Nouveaux bruits de bottes dans le Tibesti
Après neuf ans d’une accalmie relative, les bruits de bottes se font de nouveau entendre dans le Tibesti. Un groupe rebelle a lancé une violente attaque le 11 août 2018 contre l’armée tchadienne dans cette région désertique du nord du pays, frontalière de la Libye.

Cette nouvelle flambée de violences n’a pas du tout surpris l’opposant tchadien Ngarledji Yorongar, président du parti Fédération, Action pour la République (FAR). Il dénonce un pouvoir clanique qui a mis le pays en coupes réglées.

«Depuis 1975, on va de coup d’Etat en coup d’Etat. Ceux qui les ont perpétrés n’en ont jamais tiré de leçons. Ils ne veulent pas la paix, parce que le désordre leur permet d’en profiter. J’y suis, j’y reste, n’en déplaise à certains. Et ça engendre des rébellions sans fin», explique-t-il à Géopolis.

Ngarledji Yorongar  affirme que les richesses de son pays ont été confisquées par le clan et la famille du président tchadien Idriss Deby.

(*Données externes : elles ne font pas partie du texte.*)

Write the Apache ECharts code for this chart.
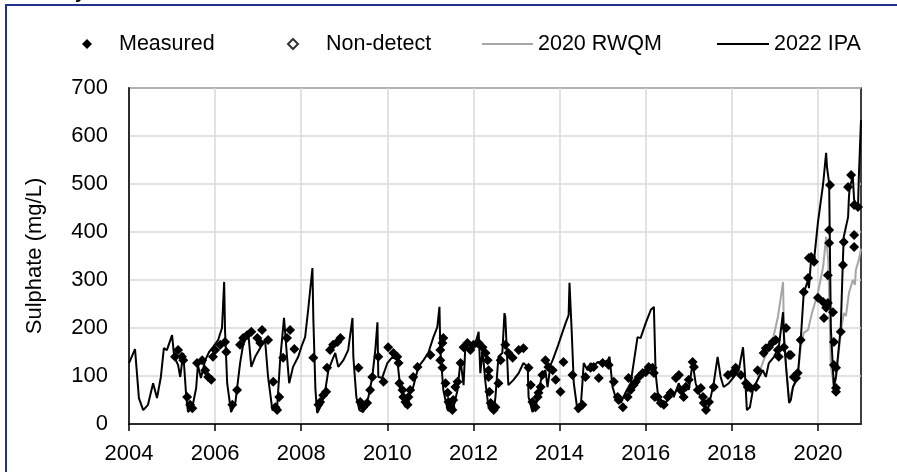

«Tous les membres de la famille du président s’amusent avec de l’argent public. On prive les petits fonctionnaires de leur pécule, on ampute leurs salaires alors qu’il y a des milliards et des milliards qui dorment dans les banques étrangères à travers le monde. Il suffirait de rapatrier ces sommes d’argent pour régler les problèmes auxquels notre pays est confronté», suggère-t-il.

«Ils n’ont aucun compte à rendre à personne» 
Une gestion «familiale» du pays que dénonce aussi le chef de l’opposition tchadienne Saleh Kebzabo.

«Aujourd’hui, c’est le président et sa femme ainsi que leurs familles respectives qui sont à tous les postes de responsabilité dans le pays surtout aux commandes des régies financières. Ils n’ont aucun compte-à-rendre à personne. Comment voulez-vous que il n’y ait pas de rebellions?»

Saleh Kezbzabo raconte à Géopolis comment l’armée tchadienne n’est plus que l’ombre d’elle-même après avoir été démantelée au profit d’une garde prétorienne suréquipée et surdimensionnée au service du président Idriss Déby.

«C’est une garde prétorienne bien équipée et bien payée. Elle est composée principalement de ses parents, de ses cousins, neveux et autres. Une armée truffée de généraux illettrés», déplore-t-il.

«Les Tchadiens sont épuisés et attendent une délivrance»
Les deux opposants décrivent des populations tchadiennes en plein désarroi. Comment le président tchadien peut-il leur demander de «dormir tranquille» en leur promettant qu’aucune rébellion ne peut plus s’emparer du pouvoir par la force à N'djamena, s’interrogent-t-ils.

«J’aime mieux vous dire que si l’attaque menée par les rebelles le 11 août dans le Tibesti avait continué plus de 24 heures, les gens seraient sortis dans la rue à N'djamena pour exprimer leur soutien. Tellement les gens sont fatigués et épuisés. Ils attendent une délivrance», constate Saleh Kebzabo. 

Les deux opposants tchadiens estiment que le pays ne sortira pas du cercle vicieux de la violence et des rébellions interminables, tant que toutes les forces vives du pays ne se seront pas retrouvées autour d’une table pour dialoguer et mettre en place un système de gestion démocratique acceptable par tous.